#### [EXERCISE OBJECTIVE]
Everything from the first line of the data through the line with "ms=10, mew=1.1, label='Projection')" is to be echoed exactly, minus the pictures.

#### [GIVEN DATA]
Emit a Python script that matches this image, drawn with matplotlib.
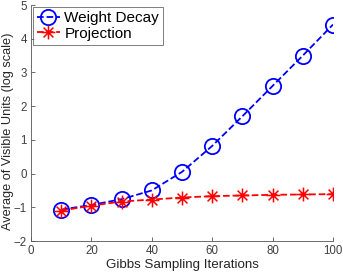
import numpy as np
import matplotlib
matplotlib.use("Agg")
import matplotlib.pyplot as plt
from matplotlib.path import Path

plt.rcParams['font.family'] = ['Liberation Sans', 'DejaVu Sans']

iters = [10, 20, 30, 40, 50, 60, 70, 80, 90, 100]
weight_decay = [-1.07, -0.93, -0.76, -0.50, 0.05, 0.82, 1.70, 2.60, 3.50, 4.42]
projection = [-1.10, -0.95, -0.83, -0.77, -0.71, -0.67, -0.65, -0.63, -0.62, -0.61]

# MATLAB-style 8-armed asterisk
d = 0.707
asterisk = Path(
    [(-1, 0), (1, 0), (0, -1), (0, 1), (-d, -d), (d, d), (-d, d), (d, -d)],
    [Path.MOVETO, Path.LINETO] * 4)

fig = plt.figure(figsize=(3.43, 2.75), dpi=100)
ax = fig.add_axes([31/343, 1 - 241/275, 302/343, 236/275])

ax.plot(iters, weight_decay, '--', marker='o', color='#0000ff', lw=1.3, ms=11,
        mfc='none', mew=1.3, label='Weight Decay')
ax.plot(iters, projection, '--', marker=asterisk, color='#ff0000', lw=1.3,
        ms=10, mew=1.1, label='Projection')

ax.set_xlim(0, 100)
ax.set_ylim(-2, 5)
ax.set_xticks([0, 20, 40, 60, 80, 100])
ax.set_yticks([-2, -1, 0, 1, 2, 3, 4, 5])
ax.spines['top'].set_visible(False)
ax.spines['right'].set_visible(False)
for s in ('left', 'bottom'):
    ax.spines[s].set_color('#555555')
    ax.spines[s].set_linewidth(0.6)
ax.tick_params(direction='in', length=3, width=0.6, colors='#555555',
               labelsize=8.3, labelcolor='#404040', pad=3)

ax.set_xlabel('Gibbs Sampling Iterations', fontsize=9.6, labelpad=1,
              color='#262626')
ax.set_ylabel('Average of Visible Units (log scale)', fontsize=9.2,
              color='#262626', va='center')
ax.yaxis.set_label_coords(-23/302, 0.464)

leg = ax.legend(loc='upper left', fontsize=11, fancybox=False,
                edgecolor='#444444', borderpad=0.25, handlelength=1.5,
                handletextpad=0.3, labelspacing=0.1, borderaxespad=0,
                bbox_to_anchor=(2/302, 0.99))
leg.get_frame().set_linewidth(0.6)

fig.savefig('out.png', dpi=100)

#### [FINAL RESULT]
Emit a Python script that matches this image, drawn with matplotlib.
import numpy as np
import matplotlib
matplotlib.use("Agg")
import matplotlib.pyplot as plt
from matplotlib.path import Path

plt.rcParams['font.family'] = ['Liberation Sans', 'DejaVu Sans']

iters = [10, 20, 30, 40, 50, 60, 70, 80, 90, 100]
weight_decay = [-1.07, -0.93, -0.76, -0.50, 0.05, 0.82, 1.70, 2.60, 3.50, 4.42]
projection = [-1.10, -0.95, -0.83, -0.77, -0.71, -0.67, -0.65, -0.63, -0.62, -0.61]

# MATLAB-style 8-armed asterisk
d = 0.707
asterisk = Path(
    [(-1, 0), (1, 0), (0, -1), (0, 1), (-d, -d), (d, d), (-d, d), (d, -d)],
    [Path.MOVETO, Path.LINETO] * 4)

fig = plt.figure(figsize=(3.43, 2.75), dpi=100)
ax = fig.add_axes([31/343, 1 - 241/275, 302/343, 236/275])

ax.plot(iters, weight_decay, '--', marker='o', color='#0000ff', lw=1.3, ms=11,
        mfc='none', mew=1.3, label='Weight Decay')
ax.plot(iters, projection, '--', marker=asterisk, color='#ff0000', lw=1.3,
        ms=10, mew=1.1, label='Projection')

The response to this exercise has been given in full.